WARSAW, Poland, June 8 – Poland were preparing to kick off Euro 2012 on home soil, with opponents Greece seeking a morale-boosting win to lift a beleaguered nation hit by political turmoil and crippling financial woes.
Both teams trained at the National Stadium in Warsaw, a day ahead of the curtain-raiser for the 16-team showpiece, as excitement builds across the country — and in neighbouring co-hosts Ukraine — for the start of the tournament.
The kick-off is keenly anticipated not just for the football, with world champions Spain looking to the retain the crown they won four years ago and beaten 2008 finalists Germany seeking revenge.
The tournament is also the first behind the former Iron Curtain and a gamble by European football’s governing body UEFA to develop the game beyond its traditional heartlands.
Franciszek Smuda’s Poles are seeking to emulate the golden generation of the 1970s and 1980s and are relishing playing in front of fanatical home crowds.
“The atmosphere just keeps getting better and better,” he told a news conference at the 50,000-seat stadium. “On our way to and from training, countless numbers of people are wishing us well on the streets. It’s great.
“I hope that kind of atmosphere will remain right through to the end of the tournament. We can be proud of that.”
Greece for their part want to prove that their Euro 2004 victory was no fluke — and give their cash-strapped compatriots something to smile about.
Captain Giorgios Karagounis said: “We want to give joy to the Greeks. We will do our best, without stress and pressure, and hopefully bring back beautiful memories.”
Greece’s blend of age and youth could be the key to success at Euro 2012, veteran Nikos Liberopoulos says, though they are not underestimating co-hosts Poland as they brace for the tournament’s opening match.
“I’m blessed to find myself in such a tournament at the age of 37,” the centre forward told reporters ahead of a match-eve training session at Warsaw’s National Stadium, where Poland and Greece kick off the European championship on Friday.
“Our fusion of new, young players with enthusiasm and zest, and older players with experience, is ideal,” he said.
The average age of the squad is 27, with its young guns just boys when Liberopoulos made his international debut, and teenagers when Greece were shock winners of Euro 2004 against hosts Portugal.
Greece are keenly aware that they rained on the parade at the opening match of that tournament, beating Portugal.
They hope to repeat the feat against Poland, saying it could be a launching pad.
“Every first match is difficult. But as our manager says, if you can’t win the game, you must not lose it. For me, a good debut would be to win,” said midfielder Giorgios Karagounis, 35, who scored the first goal of Euro 2004.
“But it’s really difficult to play against hosts. This is an away game for us. I believe it’s going to be a very difficult game. But as was the case eight years ago, we want to leave the pitch victorious,” he added.

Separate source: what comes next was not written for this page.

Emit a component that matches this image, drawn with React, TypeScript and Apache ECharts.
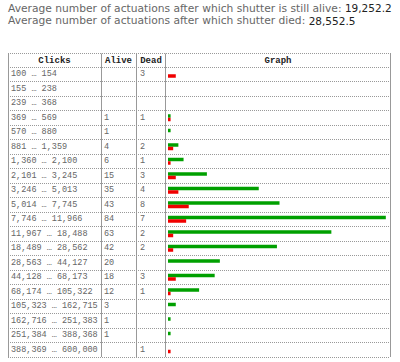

After Poland, Greece face the Czech Republic in the southwestern city of Wroclaw on June 12, and Russia in Warsaw on June 16.
“In such a tournament, every game is like a final. Since we only have a few games to play in the group, no mistakes are allowed,” said Karagounis.
Liberopolous underlined the importance of home advantage for the Poles.
“We’re going to be have 50,000 Poland supporters who want their team to win. They have to win. The only thing we must do is not be an easy target for them,” he said.
Greece are aiming to give their hard-pressed compatriots back home a rare moment of cheer at Euro 2012.
“We’re here to do something very concrete. To give 100%. To enjoy our participation and to give joy to the people back home,” said Karagounis.
Their Portuguese manager Fernando Santos, in charge since 2010, echoed that.
“At every match, I want my players to be clear that they gave 100% and be proud that they represent Greece,” he said.
“We fully respect Poland. They’re a strong team and well organised.”
“We know there are three outcomes, win, draw or lose. We will fight to win. We believe in ourselves,” he added.
“We want to to give the maximum joy to people back home. We’ll fight with passion and zest.”
“No one feels more Greek than me right now. Ny will, my decisiveness and all my being is with Greece.”